Daily routines # 2: meal times

29th January 2013: Back at sea and leaving the Antarctic Peninsula

7am.  Midday.  7pm.  [Unless it’s a Sunday which means slightly later breakfast, or a reversed modified Saturday which may or may not mean brunch instead of lunch, but don’t get me started on that!!]

These are the key times by which our days on the ship are ruled: meal times.  As soon as we’re out of one meal, our thoughts turn to the time remaining until the next.  “Only four hours and twenty three minutes till dinner!” or similar is a common refrain from our cabins.

We’ve heard from a few sources that the kitchen works on a daily budget of only £2.30 per person per day and what they achieve on that is an absolute miracle.  The food on board is excellent, diverse and nutritious and I’m sure that as much as any of the crew, it is the chefs that keep the ship functioning normally.  I feel especially privileged; because I am vegetarian (the only one on board as far as I can tell), I get my own personal meal cooked for me every night.  I’m massively grateful for this.

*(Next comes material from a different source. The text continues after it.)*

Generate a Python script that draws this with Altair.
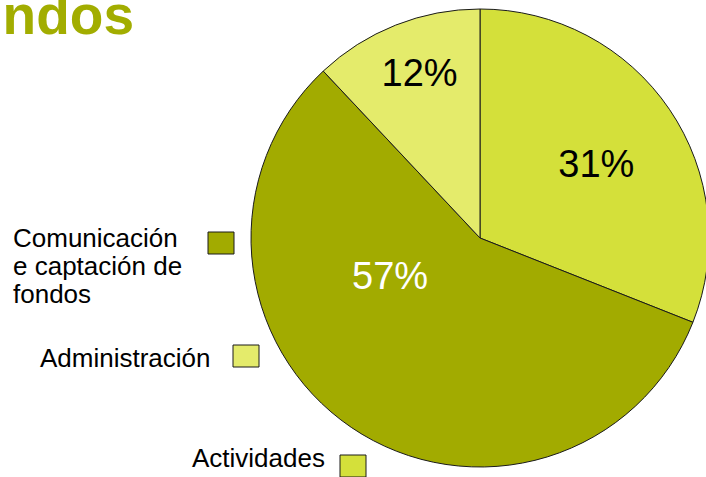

Restraint is a personal quality that is extremely necessary in the canteen.  With the potential to have a full blown fry up and two cooked meals (including a pudding in the evening) every day, it’s easy to see how you could quickly pile on the pounds if not careful.  Hence the importance of sticking to daily routine #1!  Picking the healthy options is quite possible though and I rejoice in piling on the fresh veg when available and am full of glee when a new batch of crisp fresh apples magically appears after over three weeks on board.  It was a sad day for sure when, last week, the salad that accompanied lunch every day ran out L

As well as their good taste in music which often floats through from the kitchen, the chefs in particular work miracles with potatoes.  Never have we known such diversity of flavour and texture from the humble spud from one day to the next.  If they ever leave the Navy, we think the chefs should start a potato restaurant cum nightclub.  I’m sure there must be a gap in the market for such a thing and we will be first in the queue!

So meal times are something that we always look forward to.  But perhaps over the next couple of days we may end up skipping a few.  We’ve almost said goodbye to Antarctica and are on the verge of heading back north across Drake’s Passage.  You remember that from last time?  How I was sick even though it was actually quite calm?  Well, this time the weather forecast is bad, so who knows what might happen!